__Source code of charts__.
_____
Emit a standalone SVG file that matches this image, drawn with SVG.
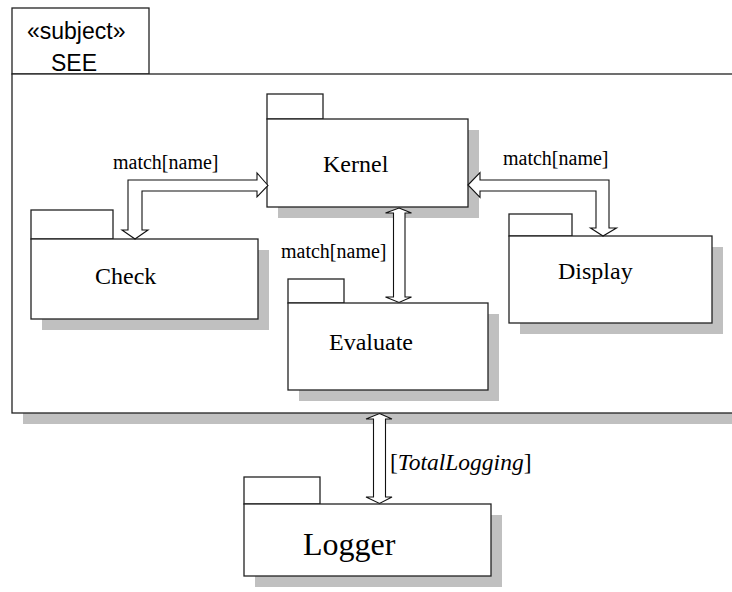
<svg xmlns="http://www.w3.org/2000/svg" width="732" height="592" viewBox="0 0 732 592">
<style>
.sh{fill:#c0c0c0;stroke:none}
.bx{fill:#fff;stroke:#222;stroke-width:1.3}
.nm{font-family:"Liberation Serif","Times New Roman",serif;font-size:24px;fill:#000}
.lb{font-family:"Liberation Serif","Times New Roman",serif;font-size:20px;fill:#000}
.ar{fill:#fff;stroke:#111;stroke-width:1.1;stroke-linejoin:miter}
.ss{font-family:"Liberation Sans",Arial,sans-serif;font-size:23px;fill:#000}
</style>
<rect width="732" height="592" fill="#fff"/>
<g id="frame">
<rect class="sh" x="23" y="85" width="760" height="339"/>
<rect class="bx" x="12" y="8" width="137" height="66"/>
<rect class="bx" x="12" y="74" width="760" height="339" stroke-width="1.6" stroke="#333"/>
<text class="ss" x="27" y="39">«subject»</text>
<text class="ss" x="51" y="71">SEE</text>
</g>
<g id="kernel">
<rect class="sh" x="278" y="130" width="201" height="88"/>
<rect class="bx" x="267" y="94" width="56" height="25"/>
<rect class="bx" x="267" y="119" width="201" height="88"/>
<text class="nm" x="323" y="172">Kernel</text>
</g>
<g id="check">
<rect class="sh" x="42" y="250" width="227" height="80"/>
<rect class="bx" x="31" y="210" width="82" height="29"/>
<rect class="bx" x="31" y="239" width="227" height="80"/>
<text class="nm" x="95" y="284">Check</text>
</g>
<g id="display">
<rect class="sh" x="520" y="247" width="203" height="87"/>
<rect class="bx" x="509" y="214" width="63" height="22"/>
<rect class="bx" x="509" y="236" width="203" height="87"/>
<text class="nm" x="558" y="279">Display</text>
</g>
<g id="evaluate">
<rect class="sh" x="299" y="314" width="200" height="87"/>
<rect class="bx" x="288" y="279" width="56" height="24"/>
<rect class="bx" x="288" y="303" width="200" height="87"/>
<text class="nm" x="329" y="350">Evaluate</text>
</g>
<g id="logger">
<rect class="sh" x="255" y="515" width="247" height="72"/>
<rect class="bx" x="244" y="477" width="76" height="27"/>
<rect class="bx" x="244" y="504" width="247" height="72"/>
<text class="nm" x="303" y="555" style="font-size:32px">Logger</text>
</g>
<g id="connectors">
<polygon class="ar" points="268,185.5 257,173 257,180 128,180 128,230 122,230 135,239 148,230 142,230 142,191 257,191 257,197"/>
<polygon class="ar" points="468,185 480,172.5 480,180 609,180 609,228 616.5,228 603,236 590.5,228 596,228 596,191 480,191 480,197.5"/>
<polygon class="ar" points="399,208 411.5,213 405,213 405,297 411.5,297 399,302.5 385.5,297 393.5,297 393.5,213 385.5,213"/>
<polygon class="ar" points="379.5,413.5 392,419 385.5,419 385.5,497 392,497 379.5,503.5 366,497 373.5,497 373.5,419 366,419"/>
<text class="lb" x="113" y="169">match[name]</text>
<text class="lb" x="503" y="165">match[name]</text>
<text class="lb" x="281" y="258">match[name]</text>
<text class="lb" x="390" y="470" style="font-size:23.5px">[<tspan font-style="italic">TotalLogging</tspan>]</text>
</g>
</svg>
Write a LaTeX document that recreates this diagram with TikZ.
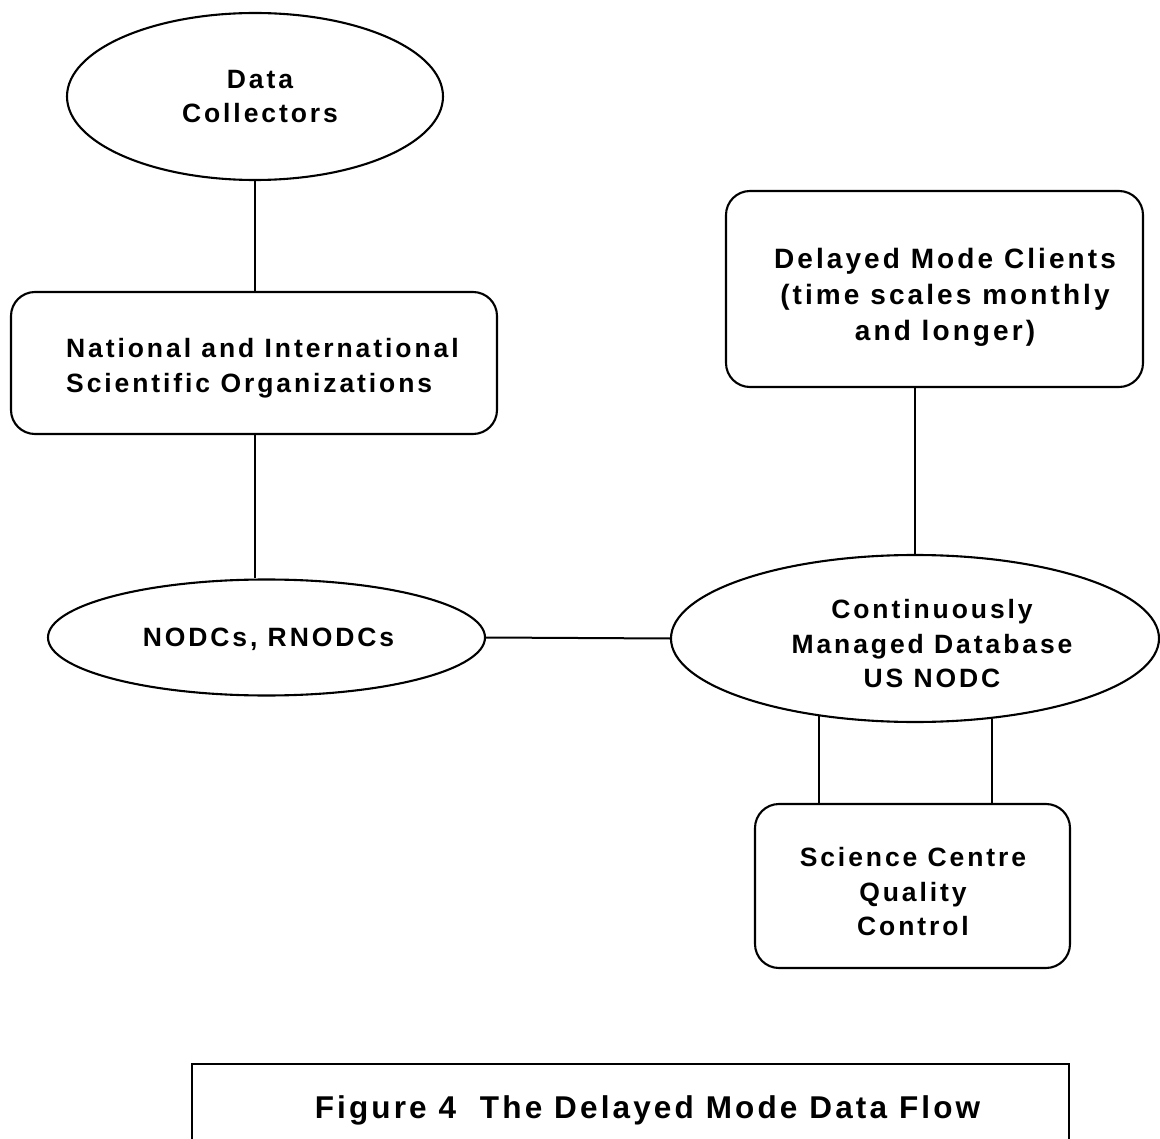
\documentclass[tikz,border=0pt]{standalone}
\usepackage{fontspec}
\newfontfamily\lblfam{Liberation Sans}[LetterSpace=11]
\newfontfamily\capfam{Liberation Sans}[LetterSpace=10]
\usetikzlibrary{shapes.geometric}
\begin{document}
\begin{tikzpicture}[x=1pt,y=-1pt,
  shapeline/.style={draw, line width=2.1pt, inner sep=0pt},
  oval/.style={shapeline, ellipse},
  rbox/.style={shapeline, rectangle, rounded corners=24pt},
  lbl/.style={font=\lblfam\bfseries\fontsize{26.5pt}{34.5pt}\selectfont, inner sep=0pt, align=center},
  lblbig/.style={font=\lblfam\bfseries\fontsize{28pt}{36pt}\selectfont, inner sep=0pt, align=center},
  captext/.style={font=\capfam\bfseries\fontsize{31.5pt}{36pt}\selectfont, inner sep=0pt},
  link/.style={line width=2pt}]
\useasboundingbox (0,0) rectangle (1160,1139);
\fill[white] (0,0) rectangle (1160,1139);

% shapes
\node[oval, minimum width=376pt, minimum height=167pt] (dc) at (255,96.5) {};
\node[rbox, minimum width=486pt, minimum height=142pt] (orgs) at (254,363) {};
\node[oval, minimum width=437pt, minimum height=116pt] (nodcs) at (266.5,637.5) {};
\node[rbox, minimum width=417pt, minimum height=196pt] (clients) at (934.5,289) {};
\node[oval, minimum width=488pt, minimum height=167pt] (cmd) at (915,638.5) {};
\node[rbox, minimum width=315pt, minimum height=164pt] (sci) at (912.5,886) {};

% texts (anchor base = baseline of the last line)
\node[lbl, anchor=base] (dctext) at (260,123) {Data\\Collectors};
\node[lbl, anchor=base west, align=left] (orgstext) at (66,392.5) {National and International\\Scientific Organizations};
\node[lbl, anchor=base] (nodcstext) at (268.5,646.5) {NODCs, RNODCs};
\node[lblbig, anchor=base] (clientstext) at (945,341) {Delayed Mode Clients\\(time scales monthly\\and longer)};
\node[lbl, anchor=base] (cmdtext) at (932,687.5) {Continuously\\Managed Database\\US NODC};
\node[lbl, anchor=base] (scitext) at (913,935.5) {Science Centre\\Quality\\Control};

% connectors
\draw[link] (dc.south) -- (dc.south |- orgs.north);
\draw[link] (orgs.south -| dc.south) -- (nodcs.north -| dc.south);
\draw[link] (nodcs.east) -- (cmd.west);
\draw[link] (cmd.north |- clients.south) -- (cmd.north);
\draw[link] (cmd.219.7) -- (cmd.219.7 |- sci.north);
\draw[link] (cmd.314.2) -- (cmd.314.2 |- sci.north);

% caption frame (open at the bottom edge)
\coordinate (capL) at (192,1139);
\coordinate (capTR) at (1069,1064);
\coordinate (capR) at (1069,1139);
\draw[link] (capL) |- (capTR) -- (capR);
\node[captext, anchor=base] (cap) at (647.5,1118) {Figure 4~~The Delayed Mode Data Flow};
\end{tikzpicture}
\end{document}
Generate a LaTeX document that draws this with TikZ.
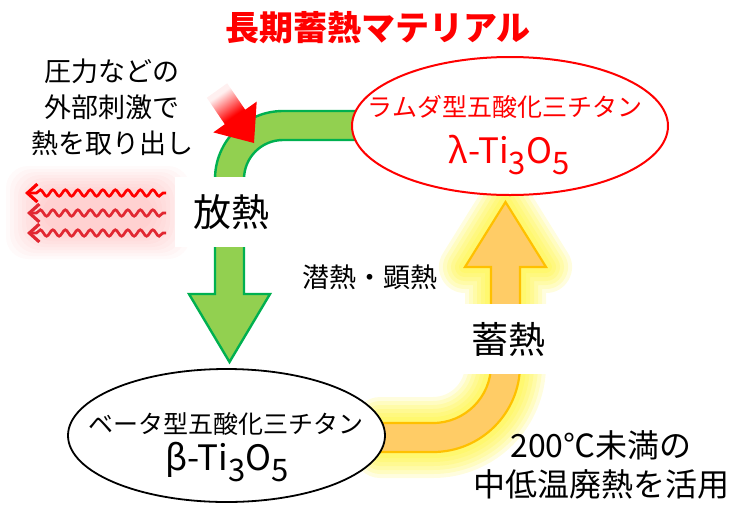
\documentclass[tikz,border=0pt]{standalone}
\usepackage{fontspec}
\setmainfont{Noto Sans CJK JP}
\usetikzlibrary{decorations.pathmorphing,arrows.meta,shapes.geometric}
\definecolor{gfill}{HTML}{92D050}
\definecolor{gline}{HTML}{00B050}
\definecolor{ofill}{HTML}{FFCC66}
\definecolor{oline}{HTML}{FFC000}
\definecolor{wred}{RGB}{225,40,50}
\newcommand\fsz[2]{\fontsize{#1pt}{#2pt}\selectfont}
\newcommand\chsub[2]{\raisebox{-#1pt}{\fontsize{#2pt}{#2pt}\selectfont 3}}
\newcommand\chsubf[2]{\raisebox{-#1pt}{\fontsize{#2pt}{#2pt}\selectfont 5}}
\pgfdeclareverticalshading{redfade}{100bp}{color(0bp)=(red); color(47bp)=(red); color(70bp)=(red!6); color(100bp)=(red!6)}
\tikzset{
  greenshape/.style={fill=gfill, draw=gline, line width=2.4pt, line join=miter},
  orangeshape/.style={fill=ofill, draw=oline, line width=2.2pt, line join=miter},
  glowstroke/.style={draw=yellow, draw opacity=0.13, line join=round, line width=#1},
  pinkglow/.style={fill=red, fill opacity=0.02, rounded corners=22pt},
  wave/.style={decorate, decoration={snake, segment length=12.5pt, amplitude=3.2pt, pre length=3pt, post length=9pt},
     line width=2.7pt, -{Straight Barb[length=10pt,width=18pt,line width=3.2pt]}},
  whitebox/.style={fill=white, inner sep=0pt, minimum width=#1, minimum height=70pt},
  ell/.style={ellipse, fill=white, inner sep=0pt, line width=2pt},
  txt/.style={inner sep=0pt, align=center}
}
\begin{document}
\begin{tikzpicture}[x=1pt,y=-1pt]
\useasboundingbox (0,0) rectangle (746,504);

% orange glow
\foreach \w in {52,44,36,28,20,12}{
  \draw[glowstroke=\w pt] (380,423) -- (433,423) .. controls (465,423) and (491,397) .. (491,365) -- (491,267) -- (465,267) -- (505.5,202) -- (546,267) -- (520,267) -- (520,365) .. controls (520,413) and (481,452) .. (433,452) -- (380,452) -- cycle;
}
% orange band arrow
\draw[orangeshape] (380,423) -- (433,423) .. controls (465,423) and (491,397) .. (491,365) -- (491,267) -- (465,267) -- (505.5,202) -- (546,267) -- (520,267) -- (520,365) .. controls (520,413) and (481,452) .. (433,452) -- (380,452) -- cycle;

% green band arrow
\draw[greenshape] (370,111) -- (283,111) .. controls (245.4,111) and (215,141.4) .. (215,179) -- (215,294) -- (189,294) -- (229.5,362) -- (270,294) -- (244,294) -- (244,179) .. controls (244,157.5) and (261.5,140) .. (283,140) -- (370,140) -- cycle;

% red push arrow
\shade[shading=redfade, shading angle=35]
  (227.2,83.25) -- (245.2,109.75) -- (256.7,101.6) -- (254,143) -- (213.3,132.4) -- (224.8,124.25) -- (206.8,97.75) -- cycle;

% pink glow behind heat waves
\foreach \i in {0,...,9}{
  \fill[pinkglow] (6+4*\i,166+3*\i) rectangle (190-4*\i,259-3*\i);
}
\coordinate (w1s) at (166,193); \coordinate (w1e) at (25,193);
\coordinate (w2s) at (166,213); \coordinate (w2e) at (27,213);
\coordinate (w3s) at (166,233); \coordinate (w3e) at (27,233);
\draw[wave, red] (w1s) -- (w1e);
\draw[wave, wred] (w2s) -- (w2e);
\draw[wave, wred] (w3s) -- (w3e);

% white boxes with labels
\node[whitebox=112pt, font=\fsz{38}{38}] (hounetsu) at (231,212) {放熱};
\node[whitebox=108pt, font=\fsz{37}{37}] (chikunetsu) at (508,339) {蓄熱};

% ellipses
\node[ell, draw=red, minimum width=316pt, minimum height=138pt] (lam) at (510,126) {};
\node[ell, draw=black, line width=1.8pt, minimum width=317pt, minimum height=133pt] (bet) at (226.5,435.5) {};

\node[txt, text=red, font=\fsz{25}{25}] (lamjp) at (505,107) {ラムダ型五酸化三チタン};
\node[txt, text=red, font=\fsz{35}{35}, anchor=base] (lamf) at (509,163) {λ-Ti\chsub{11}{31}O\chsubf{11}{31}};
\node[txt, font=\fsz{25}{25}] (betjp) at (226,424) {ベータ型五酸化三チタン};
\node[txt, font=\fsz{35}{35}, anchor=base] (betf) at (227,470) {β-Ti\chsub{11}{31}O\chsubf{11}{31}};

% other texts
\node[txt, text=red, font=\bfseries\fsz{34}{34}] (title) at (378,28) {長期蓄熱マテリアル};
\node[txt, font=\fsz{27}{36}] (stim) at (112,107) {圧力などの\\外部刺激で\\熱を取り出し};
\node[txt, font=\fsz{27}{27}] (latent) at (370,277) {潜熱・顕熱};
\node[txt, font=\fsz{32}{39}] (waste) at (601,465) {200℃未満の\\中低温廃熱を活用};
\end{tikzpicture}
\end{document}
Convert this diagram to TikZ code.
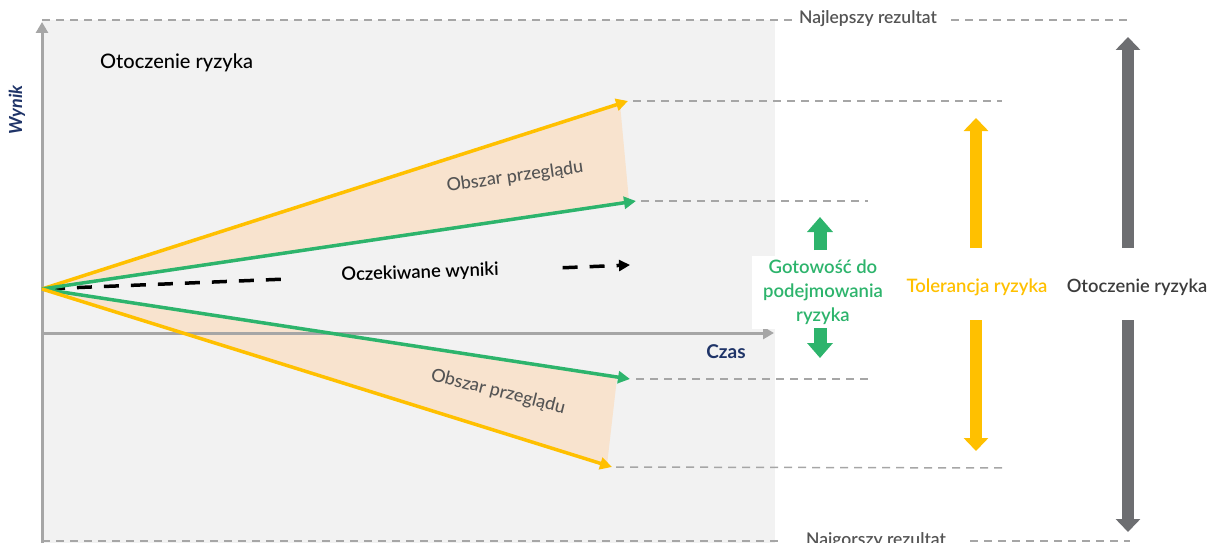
_____
Your first line is the one with "Write a LaTeX", and your last is the one with "(cmd.314.2 |- sci.north);". Copy those and every line between them exactly, without any pictures.

__WRITTEN ANSWER__.
Write a LaTeX document that recreates this diagram with TikZ.
\documentclass[tikz,border=0pt]{standalone}
\usepackage{fontspec}
\newfontfamily\lblfam{Liberation Sans}[LetterSpace=11]
\newfontfamily\capfam{Liberation Sans}[LetterSpace=10]
\usetikzlibrary{shapes.geometric}
\begin{document}
\begin{tikzpicture}[x=1pt,y=-1pt,
  shapeline/.style={draw, line width=2.1pt, inner sep=0pt},
  oval/.style={shapeline, ellipse},
  rbox/.style={shapeline, rectangle, rounded corners=24pt},
  lbl/.style={font=\lblfam\bfseries\fontsize{26.5pt}{34.5pt}\selectfont, inner sep=0pt, align=center},
  lblbig/.style={font=\lblfam\bfseries\fontsize{28pt}{36pt}\selectfont, inner sep=0pt, align=center},
  captext/.style={font=\capfam\bfseries\fontsize{31.5pt}{36pt}\selectfont, inner sep=0pt},
  link/.style={line width=2pt}]
\useasboundingbox (0,0) rectangle (1160,1139);
\fill[white] (0,0) rectangle (1160,1139);

% shapes
\node[oval, minimum width=376pt, minimum height=167pt] (dc) at (255,96.5) {};
\node[rbox, minimum width=486pt, minimum height=142pt] (orgs) at (254,363) {};
\node[oval, minimum width=437pt, minimum height=116pt] (nodcs) at (266.5,637.5) {};
\node[rbox, minimum width=417pt, minimum height=196pt] (clients) at (934.5,289) {};
\node[oval, minimum width=488pt, minimum height=167pt] (cmd) at (915,638.5) {};
\node[rbox, minimum width=315pt, minimum height=164pt] (sci) at (912.5,886) {};

% texts (anchor base = baseline of the last line)
\node[lbl, anchor=base] (dctext) at (260,123) {Data\\Collectors};
\node[lbl, anchor=base west, align=left] (orgstext) at (66,392.5) {National and International\\Scientific Organizations};
\node[lbl, anchor=base] (nodcstext) at (268.5,646.5) {NODCs, RNODCs};
\node[lblbig, anchor=base] (clientstext) at (945,341) {Delayed Mode Clients\\(time scales monthly\\and longer)};
\node[lbl, anchor=base] (cmdtext) at (932,687.5) {Continuously\\Managed Database\\US NODC};
\node[lbl, anchor=base] (scitext) at (913,935.5) {Science Centre\\Quality\\Control};

% connectors
\draw[link] (dc.south) -- (dc.south |- orgs.north);
\draw[link] (orgs.south -| dc.south) -- (nodcs.north -| dc.south);
\draw[link] (nodcs.east) -- (cmd.west);
\draw[link] (cmd.north |- clients.south) -- (cmd.north);
\draw[link] (cmd.219.7) -- (cmd.219.7 |- sci.north);
\draw[link] (cmd.314.2) -- (cmd.314.2 |- sci.north);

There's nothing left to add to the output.